MAX BOOT*
ASSOCIATED PRESS
Jan 29, 2007
Little more than a month ago, the situation in Somalia seemed hopeless.
The Islamic Courts Union was consolidating its Taliban-style hold on the country, foreign jihadists were pouring in and a new terrorist haven appeared to be emerging. The CIA's attempts to finance a coalition of secular warlords had failed, and the moderate transitional government was under siege in the provisional capital of Baidoa.
Then, on the day before Christmas, the armed forces of Ethiopia -- a Christian state threatened by the ultra-Islamists next door -- crossed the frontier. Ethiopia maintains the most formidable military in the region, thanks in part to American arms, aid and advisers.
Not only did the United States share intelligence with the Ethiopians, there have been reports that a small number of U.S. Special Operations troops were on the ground.
Within days the seemingly invincible Islamists had been routed. As the jihadists fled south, an American AC-130 gunship based in Djibouti got into the act, strafing suspects linked to the 1998 bombings of U.S. embassies in Kenya and Tanzania. U.S. intelligence agencies had been tracking these terrorists for years, but it was only when they were flushed out of their sanctuary that they became vulnerable to attack.
Although most of the foreign policy debate in the U.S. has been rivetted on Iraq, some within the Pentagon have been touting recent events in Somalia as an alternative model of how to fight Islamo-fascists. Everyone recognizes that there will be scant appetite in the near term for sending huge numbers of U.S. troops to occupy any more Middle Eastern countries.
Might not the U.S. be able to achieve its goals by taking advantage of local allies backed by American air power and small numbers of commandos and intelligence agents?
Such a low-intensity approach -- used to overthrow the Taliban in the fall of 2001 -- has much to recommend it. But a few caveats are in order.
First, indigenous allies are not always reliable. They are often pursuing agendas different from the Americans. Remember how Afghan fighters allowed Osama bin Laden and his followers to escape from Tora Bora in 2001? Or look at the difficulties the U.S. is now having in working with the al-Maliki government in Iraq.

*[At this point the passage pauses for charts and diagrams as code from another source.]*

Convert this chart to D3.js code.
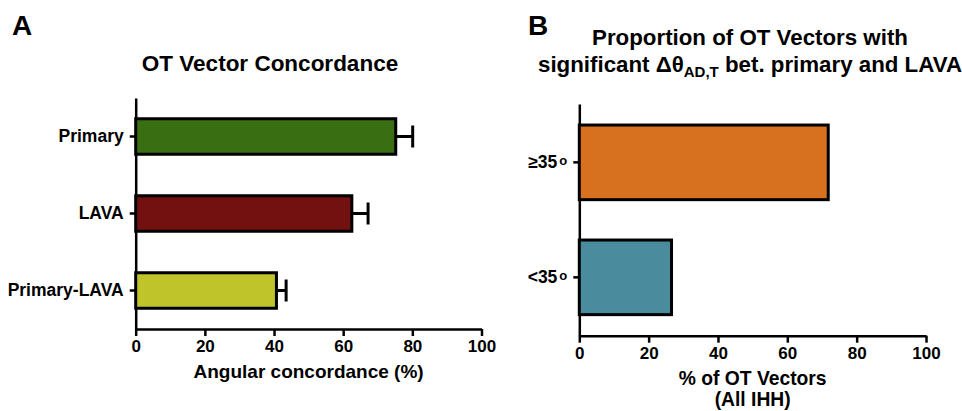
<!DOCTYPE html>
<html>
<head>
<meta charset="utf-8">
<script src="https://cdn.jsdelivr.net/npm/d3@7"></script>
<style>
  body { margin: 0; background: #fff; }
  svg { display: block; font-family: "Liberation Sans", Arial, sans-serif; font-weight: bold; }
  .axis path, .axis line { stroke: #000; stroke-width: 2.5; }
  .axis text { font-size: 17px; font-weight: bold; fill: #000; font-family: "Liberation Sans", Arial, sans-serif; }
  .ylab text { font-size: 17.5px; }
</style>
</head>
<body>
<svg id="chart" width="962" height="411"></svg>
<script>
'use strict';

// panel A: OT vector concordance
let concCats = ['Primary', 'LAVA', 'Primary-LAVA'];
let concValues = [75.2, 62.5, 40.7];
let concErrors = [4.9, 4.7, 2.8];
let concColors = ['#3a6e12', '#731111', '#bec42a'];

// panel B: proportion of OT vectors
let propCats = ['≥35', '<35'];
let propValues = [71.8, 26.6];
let propColors = ['#d8711f', '#4a8c9e'];

let xTicks = [0, 20, 40, 60, 80, 100];

let svg = d3.select('#chart');

let drawPanel = (opts) => {
  let g = svg.append('g');
  let x = d3.scaleLinear().domain([0, 100]).range([opts.x0, opts.x1]);
  let y = d3.scaleBand()
    .domain(opts.cats)
    .range([opts.y0, opts.y1])
    .paddingInner(opts.padIn)
    .paddingOuter(opts.padOut);

  g.append('g')
    .attr('class', 'axis')
    .attr('transform', `translate(0,${opts.y1})`)
    .call(d3.axisBottom(x).tickValues(xTicks).tickFormat(d3.format('d'))
      .tickSize(7).tickSizeOuter(0).tickPadding(4));

  let yAxis = g.append('g')
    .attr('class', 'axis ylab')
    .attr('transform', `translate(${opts.x0},0)`)
    .call(d3.axisLeft(y).tickSize(6).tickSizeOuter(0).tickPadding(6)
      .tickFormat(opts.labelFormat ? () => '' : d => d));
  if (opts.labelFormat) {
    yAxis.selectAll('.tick text').each(function(d) {
      let t = d3.select(this);
      t.append('tspan').text(d);
      t.append('tspan').attr('font-size', 13).attr('dy', -3).attr('dx', 2).text('o');
    });
  }

  g.selectAll('rect.bar')
    .data(opts.values)
    .join('rect')
    .attr('class', 'bar')
    .attr('x', x(0))
    .attr('y', (d, i) => y(opts.cats[i]) + 1.5)
    .attr('width', d => x(d) - x(0))
    .attr('height', y.bandwidth() - 3)
    .style('fill', (d, i) => opts.colors[i])
    .style('stroke', '#000')
    .style('stroke-width', 3);

  if (opts.errors) {
    let eg = g.selectAll('g.err')
      .data(opts.values)
      .join('g')
      .attr('class', 'err')
      .style('stroke', '#000')
      .style('stroke-width', 3);
    eg.append('line')
      .attr('x1', d => x(d))
      .attr('x2', (d, i) => x(d + opts.errors[i]))
      .attr('y1', (d, i) => y(opts.cats[i]) + y.bandwidth() / 2)
      .attr('y2', (d, i) => y(opts.cats[i]) + y.bandwidth() / 2);
    eg.append('line')
      .attr('x1', (d, i) => x(d + opts.errors[i]))
      .attr('x2', (d, i) => x(d + opts.errors[i]))
      .attr('y1', (d, i) => y(opts.cats[i]) + y.bandwidth() / 2 - 11)
      .attr('y2', (d, i) => y(opts.cats[i]) + y.bandwidth() / 2 + 11);
  }
  return { g: g, x: x, y: y };
};

let pa = drawPanel({
  cats: concCats, values: concValues, errors: concErrors, colors: concColors,
  x0: 135.7, x1: 481.5, y0: 98, y1: 329, padIn: 0.5, padOut: 0.25,
});

let pb = drawPanel({
  cats: propCats, values: propValues, colors: propColors,
  x0: 579.3, x1: 926, y0: 104, y1: 335.7, padIn: 0.325, padOut: 0.17,
  labelFormat: true,
});

// panel letters
svg.append('text').attr('x', 12).attr('y', 35).style('font-size', '28px').text('A');
svg.append('text').attr('x', 528).attr('y', 35).style('font-size', '28px').text('B');

// titles
svg.append('text')
  .attr('x', 270).attr('y', 71)
  .style('text-anchor', 'middle')
  .style('font-size', '22.5px')
  .text('OT Vector Concordance');

svg.append('text')
  .attr('x', 750).attr('y', 45)
  .style('text-anchor', 'middle')
  .style('font-size', '22.3px')
  .text('Proportion of OT Vectors with');
let t2 = svg.append('text')
  .attr('x', 750).attr('y', 72)
  .style('text-anchor', 'middle')
  .style('font-size', '22.3px');
t2.append('tspan').text('significant Δθ');
t2.append('tspan').attr('dy', 5).style('font-size', '15px').text('AD,T');
t2.append('tspan').attr('dy', -5).text(' bet. primary and LAVA');

// axis titles
svg.append('text')
  .attr('x', (pa.x.range()[0] + pa.x.range()[1]) / 2).attr('y', 378)
  .style('text-anchor', 'middle')
  .style('font-size', '19px')
  .text('Angular concordance (%)');

svg.append('text')
  .attr('x', (pb.x.range()[0] + pb.x.range()[1]) / 2).attr('y', 385)
  .style('text-anchor', 'middle')
  .style('font-size', '19.3px')
  .text('% of OT Vectors');
svg.append('text')
  .attr('x', (pb.x.range()[0] + pb.x.range()[1]) / 2).attr('y', 406)
  .style('text-anchor', 'middle')
  .style('font-size', '19.3px')
  .text('(All IHH)');
</script>
</body>
</html>
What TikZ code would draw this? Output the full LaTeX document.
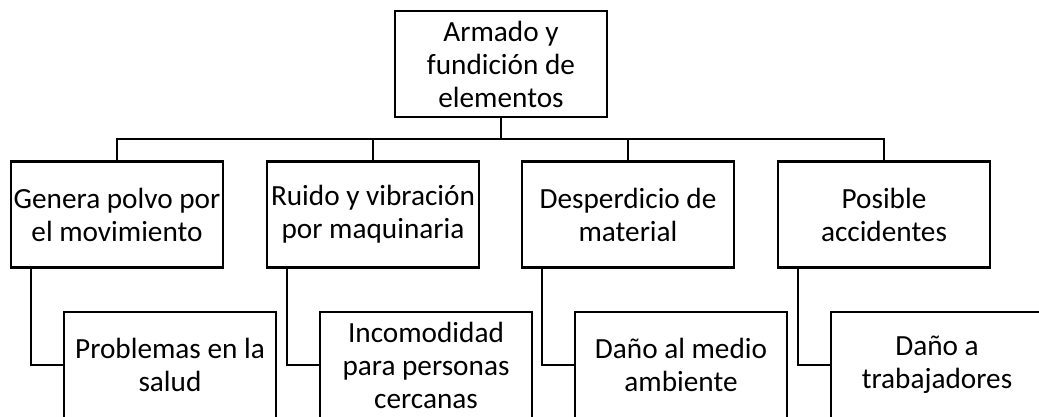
\documentclass[tikz,border=0pt]{standalone}
\usepackage{fontspec}
\setmainfont{Carlito}
\usetikzlibrary{positioning, calc}
\tikzset{
  box/.style  ={draw=black, line width=1.6pt, fill=white,
                minimum width=5.3cm, minimum height=2.65cm, align=center,
                font=\fontsize{20.8}{23.5}\selectfont, inner sep=1pt},
  link/.style ={draw=black, line width=1.6pt}
}
\begin{document}
\begin{tikzpicture}[x=0.025cm, y=-0.025cm]
  \useasboundingbox (0,0) rectangle (1039,416);

  \node[box] (top) at (501,64) {Armado y\\fundición de\\elementos};

  \node[box] (gen) at (117,214.5) {Genera polvo por\\el movimiento};
  \node[box] (rui) at (373,214.5) {Ruido y vibración\\por maquinaria};
  \node[box] (des) at (628,214.5) {Desperdicio de\\material};
  \node[box] (acc) at (884,214.5) {Posible\\accidentes};

  \node[box] (sal) at (170,365) {Problemas en la\\salud};
  \node[box] (inc) at (426,365) {Incomodidad\\para personas\\cercanas};
  \node[box] (amb) at (681,365) {Daño al medio\\ambiente};
  \node[box] (tra) at (937,365) {Daño a\\trabajadores};

  % ramas del nodo principal
  \coordinate (bar) at (501,139);
  \draw[link] (top.south) -- (bar);
  \draw[link] (gen.north) |- (bar) -| (acc.north);
  \draw[link] (rui.north) -- (rui.north |- bar);
  \draw[link] (des.north) -- (des.north |- bar);

  % consecuencias
  \draw[link] ($(gen.south west)+(21,0)$) |- (sal.west);
  \draw[link] ($(rui.south west)+(21,0)$) |- (inc.west);
  \draw[link] ($(des.south west)+(21,0)$) |- (amb.west);
  \draw[link] ($(acc.south west)+(21,0)$) |- (tra.west);
\end{tikzpicture}
\end{document}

Second, it's easier to play offence than defence. It doesn't take that many troops to rout the Taliban, the Iraqi Republican Guard or the Islamic Courts Union, but successfully holding a country as large as Afghanistan, Iraq or Somalia is a much more labour-intensive task.

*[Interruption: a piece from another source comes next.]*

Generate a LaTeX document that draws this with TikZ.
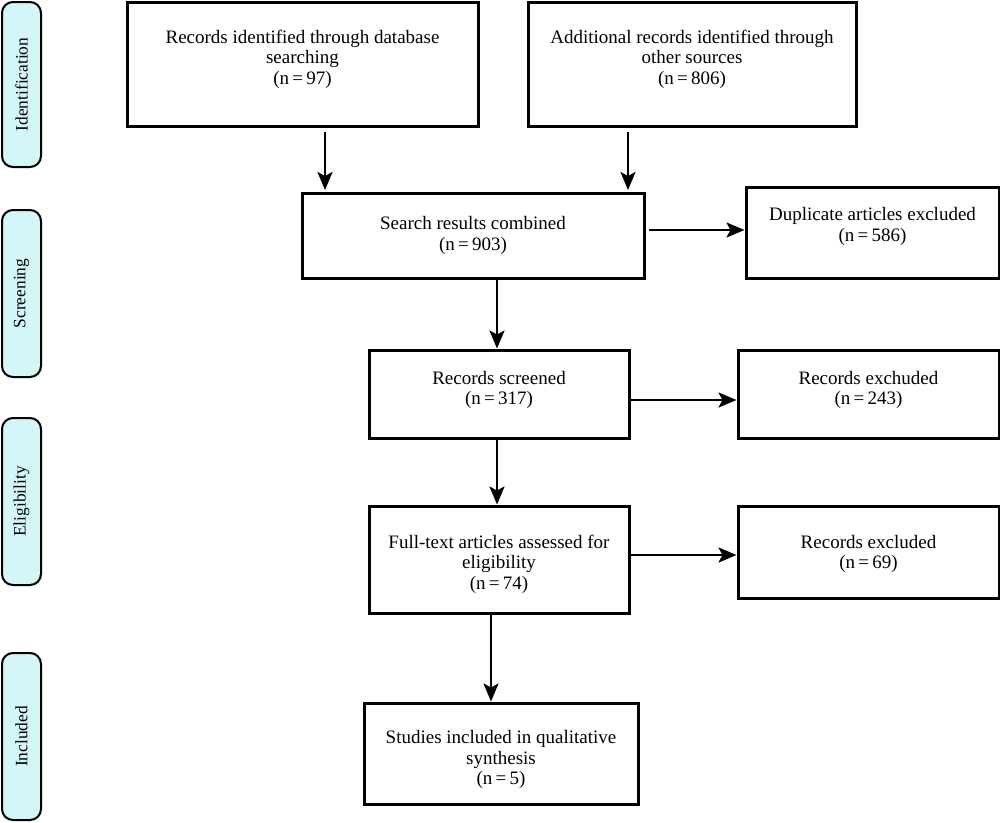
\documentclass[tikz,border=0pt]{standalone}
\usepackage{fontspec}
\setmainfont{Liberation Serif}
\usetikzlibrary{arrows.meta}
\definecolor{phase}{HTML}{D5F6F9}
\begin{document}
\begin{tikzpicture}[x=1pt,y=-1pt,
  box/.style={draw=black,line width=3pt,fill=white,inner sep=0pt},
  txt/.style={align=center,inner sep=0pt,font=\fontsize{19}{20.5}\selectfont},
  phasebox/.style={draw=black,line width=2pt,fill=phase,rounded corners=11pt,inner sep=0pt},
  flow/.style={line width=2.6pt,-{Stealth[length=18pt,width=15pt,inset=4pt]}},
  lbl/.style={rotate=90,inner sep=0pt,font=\fontsize{17.4}{20}\selectfont}]
\useasboundingbox (0,0) rectangle (1000,822);
% phase labels
\draw[phasebox] (2,2) rectangle (41,167);
\node[lbl] (pi) at (21.5,84.5) {Identification};
\draw[phasebox] (2,210) rectangle (41,377);
\node[lbl] (ps) at (21.5,293.5) {Screening};
\draw[phasebox] (2,418) rectangle (41,585);
\node[lbl] (pe) at (21.5,501.5) {Eligibility};
\draw[phasebox] (2,653) rectangle (41,820);
\node[lbl] (pin) at (21.5,736.5) {Included};
% boxes
\node[box,minimum width=351pt,minimum height=124pt] (db) at (302.5,64) {};
\node[txt] (dbt) at (302.5,59) {Records identified through database\\searching\\(n\,=\,97)};
\node[box,minimum width=328pt,minimum height=124pt] (other) at (692,64) {};
\node[txt] (othert) at (692,59) {Additional records identified through\\other sources\\(n\,=\,806)};
\node[box,minimum width=342pt,minimum height=85pt] (comb) at (473,235.5) {};
\node[txt] (combt) at (473,235.5) {Search results combined\\(n\,=\,903)};
\node[box,minimum width=253pt,minimum height=91pt] (dup) at (872.5,232.5) {};
\node[txt] (dupt) at (872.5,226.5) {Duplicate articles excluded\\(n\,=\,586)};
\node[box,minimum width=260pt,minimum height=88pt] (scr) at (499,394) {};
\node[txt] (scrt) at (499,390) {Records screened\\(n\,=\,317)};
\node[box,minimum width=261pt,minimum height=88pt] (exc1) at (868.5,394) {};
\node[txt] (exc1t) at (868.5,390) {Records exchuded\\(n\,=\,243)};
\node[box,minimum width=260pt,minimum height=107pt] (full) at (499,559.5) {};
\node[txt] (fullt) at (499,564) {Full-text articles assessed for\\eligibility\\(n\,=\,74)};
\node[box,minimum width=261pt,minimum height=92pt] (exc2) at (868.5,552) {};
\node[txt] (exc2t) at (868.5,554) {Records excluded\\(n\,=\,69)};
\node[box,minimum width=274pt,minimum height=101pt] (inc) at (501,753.5) {};
\node[txt] (inct) at (501,759.5) {Studies included in qualitative\\synthesis\\(n\,=\,5)};
% arrows
\draw[flow] (db.south -| 325,0) ++(0,4) -- (325,190);
\draw[flow] (other.south -| 628,0) ++(0,4) -- (628,190);
\draw[flow] (comb.east |- 0,230) ++(3,0) -- (dup.west |- 0,230);
\draw[flow] (comb.south -| 497,0) -- (scr.north -| 497,0);
\draw[flow] (scr.east |- 0,400) -- (exc1.west |- 0,400);
\draw[flow] (scr.south -| 497,0) -- (full.north -| 497,0);
\draw[flow] (full.east |- 0,555) -- (exc2.west |- 0,555);
\draw[flow] (full.south -| 491,0) -- (inc.north -| 491,0);
\end{tikzpicture}
\end{document}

If the U.S. or its allies don't provide those soldiers, where will they come from? Ideally, they'll be locals trained and armed by the U.S., but, as we've seen in Iraq and Afghanistan, standing up effective security forces is a laborious, long-term process. It's a race against time: Can the government consolidate control before the Islamists launch an effective guerrilla campaign?
This danger is particularly acute in Somalia, where the Ethiopians have made clear that they have no interest in a long-term occupation. Once they leave, Somalia is likely to sink back into the clan warfare that has predominated since the fall of dictator Mohamed Siad Barre in 1991.
There is a moment of opportunity now for the international community to step in and stabilize Somalia.
What's needed is an effective foreign peacekeeping force along with a large influx of aid to the transitional government. If that's not forthcoming -- and odds are it won't be -- the Islamists will find it easy to stage a resurgence.
A third caveat: In fighting terrorists, the U.S. won't always have the freedom of action it enjoys in Somalia. Terrorists find shelter not only in ungoverned spaces like Somalia but in anti-American countries like Iran and Syria, in ambivalent countries like Pakistan and Saudi Arabia, and even in pro-American countries like Germany and Britain. For various political reasons, the potential for swashbuckling, Jack Bauer-style counter-terrorism in such states is less than in non-states like Somalia or Afghanistan, where anything goes. Indeed, a team of CIA officers faces indictment in Italy for snatching a terrorist suspect off a Milan street in 2003.
So, by all means celebrate the achievements in Somalia, even while recognizing the likelihood that the U.S. has not heard the last of the Islamic Courts Union.
In contrast to setbacks in Iraq, Somalia shows that jihadist insurgents are eminently defeatable. But realize that the "Somalia model'' is not easily exportable elsewhere. Different approaches must be tailored to different theatres of this global counter-insurgency.
This is not a one-size-fits-all war.
*Max Boot is a senior fellow at the Council on Foreign Relations and author of War Made New: Technology, Warfare, and the Course of History, 1500 to Today.